13

I'm looking to create a 32-bit hash of some data objects. Since I don't feel like writing my own hash function and md5 is available, my current approach is to use the first 32 bits (i.e. first 8 hex digits) from an md5 hash. Is this acceptable?

In other words, are the first 32 bits of an md5 hash just as "random" as any other substring? Or is there any reason I'd prefer, say, the last 32 bits? or perhaps XOR'ing the four 32-bit substrings together?

Some preemptive clarifications:

  • These hashes don't need to be cryptographically secure.
  • I'm not concerned with the performance of md5--it is more than fast enough for my needs.
  • These hashes just need to be "random" enough that collisions are rare.
  • In this system, the number of items shouldn't exceed 10,000 (realistically it's probably not going to get half that high). So in the worst case the probability of encountering any collisions at all should be about 1% (assuming a sufficiently "random" hash is found).
Kip
  • 107,154
  • 87
  • 232
  • 265
  • do you already have an MD5 hash computed? (e.g. as part of the metadata of a Subversion checkin) or do you have to compute the MD5 hash yourself? If the latter, I agree w/ @Johannes' comment, CRC32 would be much simpler. – Jason S May 13 '09 at 21:10
  • 2
    Apparently there is no way on SO to preemptively address the "your question is invalid because you should do it this way instead" comments... – Kip May 13 '09 at 21:14
  • Sorry, I didn't mean *don't* use an MD5 hash, I just mean a CRC32 is simpler.

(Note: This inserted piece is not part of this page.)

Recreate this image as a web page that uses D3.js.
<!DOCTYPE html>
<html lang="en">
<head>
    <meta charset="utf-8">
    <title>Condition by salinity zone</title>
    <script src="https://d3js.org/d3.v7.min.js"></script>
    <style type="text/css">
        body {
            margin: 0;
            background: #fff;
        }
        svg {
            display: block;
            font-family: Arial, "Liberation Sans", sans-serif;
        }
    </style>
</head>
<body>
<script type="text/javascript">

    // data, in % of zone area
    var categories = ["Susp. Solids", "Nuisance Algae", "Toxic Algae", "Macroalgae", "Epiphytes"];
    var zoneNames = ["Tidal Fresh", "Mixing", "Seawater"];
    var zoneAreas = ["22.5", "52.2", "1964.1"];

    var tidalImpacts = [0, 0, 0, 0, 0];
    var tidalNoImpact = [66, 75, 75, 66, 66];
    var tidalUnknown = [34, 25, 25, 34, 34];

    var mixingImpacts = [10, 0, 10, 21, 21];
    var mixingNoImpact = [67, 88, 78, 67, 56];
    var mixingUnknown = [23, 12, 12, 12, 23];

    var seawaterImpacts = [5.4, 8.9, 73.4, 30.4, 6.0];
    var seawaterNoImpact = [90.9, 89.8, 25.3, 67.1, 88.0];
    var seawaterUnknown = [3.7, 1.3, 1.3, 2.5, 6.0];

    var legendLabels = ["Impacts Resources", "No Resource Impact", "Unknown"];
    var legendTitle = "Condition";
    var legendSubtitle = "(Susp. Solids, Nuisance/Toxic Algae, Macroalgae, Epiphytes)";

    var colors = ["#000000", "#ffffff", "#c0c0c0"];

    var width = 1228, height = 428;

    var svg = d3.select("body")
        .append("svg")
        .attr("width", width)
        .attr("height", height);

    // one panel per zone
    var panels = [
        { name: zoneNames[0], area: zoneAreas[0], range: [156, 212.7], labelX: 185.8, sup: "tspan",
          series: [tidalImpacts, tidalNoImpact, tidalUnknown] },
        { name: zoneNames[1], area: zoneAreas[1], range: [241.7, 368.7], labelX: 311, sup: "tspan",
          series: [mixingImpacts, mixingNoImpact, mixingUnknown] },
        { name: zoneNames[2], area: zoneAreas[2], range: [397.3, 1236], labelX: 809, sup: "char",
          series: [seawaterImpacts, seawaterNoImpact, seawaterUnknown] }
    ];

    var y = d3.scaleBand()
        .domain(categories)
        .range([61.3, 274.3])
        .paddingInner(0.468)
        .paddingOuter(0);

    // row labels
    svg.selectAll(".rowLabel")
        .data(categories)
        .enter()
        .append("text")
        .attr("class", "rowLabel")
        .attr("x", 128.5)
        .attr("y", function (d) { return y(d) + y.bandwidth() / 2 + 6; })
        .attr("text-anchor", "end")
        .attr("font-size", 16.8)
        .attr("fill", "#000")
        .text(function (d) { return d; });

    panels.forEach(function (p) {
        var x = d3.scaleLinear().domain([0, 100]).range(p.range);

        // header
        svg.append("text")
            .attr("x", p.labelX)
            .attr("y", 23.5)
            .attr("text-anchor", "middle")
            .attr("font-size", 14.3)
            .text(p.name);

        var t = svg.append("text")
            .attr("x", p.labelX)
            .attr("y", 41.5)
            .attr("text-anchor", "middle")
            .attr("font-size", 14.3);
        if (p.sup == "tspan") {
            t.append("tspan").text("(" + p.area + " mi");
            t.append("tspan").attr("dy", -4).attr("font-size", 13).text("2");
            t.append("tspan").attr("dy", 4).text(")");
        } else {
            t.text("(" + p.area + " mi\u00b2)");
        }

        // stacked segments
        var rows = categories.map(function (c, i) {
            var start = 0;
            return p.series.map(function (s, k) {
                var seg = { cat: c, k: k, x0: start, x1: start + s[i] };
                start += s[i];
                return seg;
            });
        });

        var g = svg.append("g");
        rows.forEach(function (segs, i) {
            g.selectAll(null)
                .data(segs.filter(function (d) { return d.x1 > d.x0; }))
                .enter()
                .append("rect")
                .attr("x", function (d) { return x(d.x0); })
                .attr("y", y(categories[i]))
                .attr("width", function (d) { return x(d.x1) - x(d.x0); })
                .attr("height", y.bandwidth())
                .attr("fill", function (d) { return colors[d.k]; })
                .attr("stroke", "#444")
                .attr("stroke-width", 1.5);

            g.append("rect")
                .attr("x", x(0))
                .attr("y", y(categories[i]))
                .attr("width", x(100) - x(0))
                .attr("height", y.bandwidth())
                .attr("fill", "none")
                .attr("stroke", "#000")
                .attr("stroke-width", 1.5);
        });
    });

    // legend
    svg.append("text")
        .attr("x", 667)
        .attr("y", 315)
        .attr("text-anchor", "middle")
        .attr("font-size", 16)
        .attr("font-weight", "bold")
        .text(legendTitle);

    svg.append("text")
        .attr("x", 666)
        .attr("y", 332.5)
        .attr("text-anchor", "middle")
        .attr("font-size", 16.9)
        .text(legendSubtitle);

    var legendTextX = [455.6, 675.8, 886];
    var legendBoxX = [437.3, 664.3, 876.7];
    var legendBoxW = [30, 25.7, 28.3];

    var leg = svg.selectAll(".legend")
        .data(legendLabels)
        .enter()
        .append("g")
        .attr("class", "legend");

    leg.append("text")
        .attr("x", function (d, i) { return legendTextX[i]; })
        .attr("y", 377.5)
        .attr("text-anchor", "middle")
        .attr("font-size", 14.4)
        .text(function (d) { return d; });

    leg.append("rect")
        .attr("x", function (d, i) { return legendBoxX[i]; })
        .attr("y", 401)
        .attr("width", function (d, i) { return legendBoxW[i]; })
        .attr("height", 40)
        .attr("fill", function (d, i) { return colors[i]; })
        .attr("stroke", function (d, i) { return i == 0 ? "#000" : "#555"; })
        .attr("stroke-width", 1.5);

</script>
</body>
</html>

You or your customers are the only ones that can judge what algorithms meet your requirements. – Jason S May 13 '09 at 21:18
  • 1
    I don't know whether you knew about this already, but 1% chance of a collision with 10,000 entries is in fact pretty much exactly what you'd expect with a 32-bit hash--see http://en.wikipedia.org/wiki/Birthday_problem – mjs Oct 05 '09 at 10:29
  • @mjs: yes, i'm aware, that's where i got the number from. :) – Kip Oct 05 '09 at 13:01
  • 2
    You might find [this](https://stackoverflow.com/questions/69715151/are-128-bits-of-sha-1-hash-safer-than-an-md5-hash/69719059#69719059) helpful. It empirically shows that both MD5 and SHA-1 are "random enough", so you could expect that realistically for 10,000 entries with a 32-bit portion of the hash, there will be like 1-2% chance for a collision. – at54321 Oct 26 '21 at 07:39

3 Answers3

11

For any good hash function the individual bits should be approximately random. You should therefore be safe to use just the first 32 bits of an MD5 hash.

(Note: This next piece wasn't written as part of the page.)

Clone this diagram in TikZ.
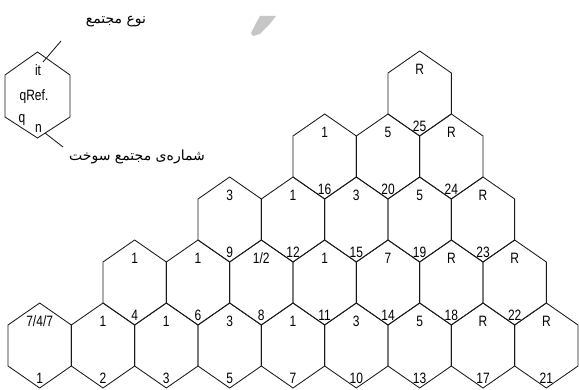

Alternatively you could also use CRC32 which should be much faster to compute (and the code is about 20 lines).

Joey
  • 344,408
  • 85
  • 689
  • 683
  • "I'm not concerned with the performance of md5--it is more than fast enough for my needs." – Kip May 13 '09 at 21:08
  • 3
    Kip: performance or not, CRC32 gives you a 32 bit hash, which is exactly what you want. – dwc May 13 '09 at 21:12
9

In other words, are the first 32 bits of an md5 hash just as "random" as any other substring?

Yes. If the answer were no, MD5 wouldn't be sufficiently secure. (sure, it has some minor cryptographic weaknesses but I'm not aware of any statistical ones)

Jason S
  • 184,598
  • 164
  • 608
  • 970
  • MD5 _isn't_ sufficiently secure as numerous attacks have shown :) – Joey May 13 '09 at 21:04
  • 5
    That statement is only true if qualifications are added. It is not sufficiently secure to make all collision attacks infeasible. It is (so far) sufficiently secure to make preimage attacks infeasible. see http://www.vpnc.org/hash.html – Jason S May 13 '09 at 21:07
  • also not to quibble, but my post didn't say MD5 was sufficiently secure. :-) – Jason S May 13 '09 at 21:08
-1

An old question here but it comes up often. The answer is most certainly NO, otherwise an MD5 string wouldn't need to be more than 32 bits long.

Regardless, an MD5 string isn't random at all - it's entirely and consistently reproducible given the same input (which is pretty much the anti-random ;-)).

Whether or not it is sufficiently unique for your purposes depends on your purpose.

Mitchell V
  • 837
  • 1
  • 7
  • 13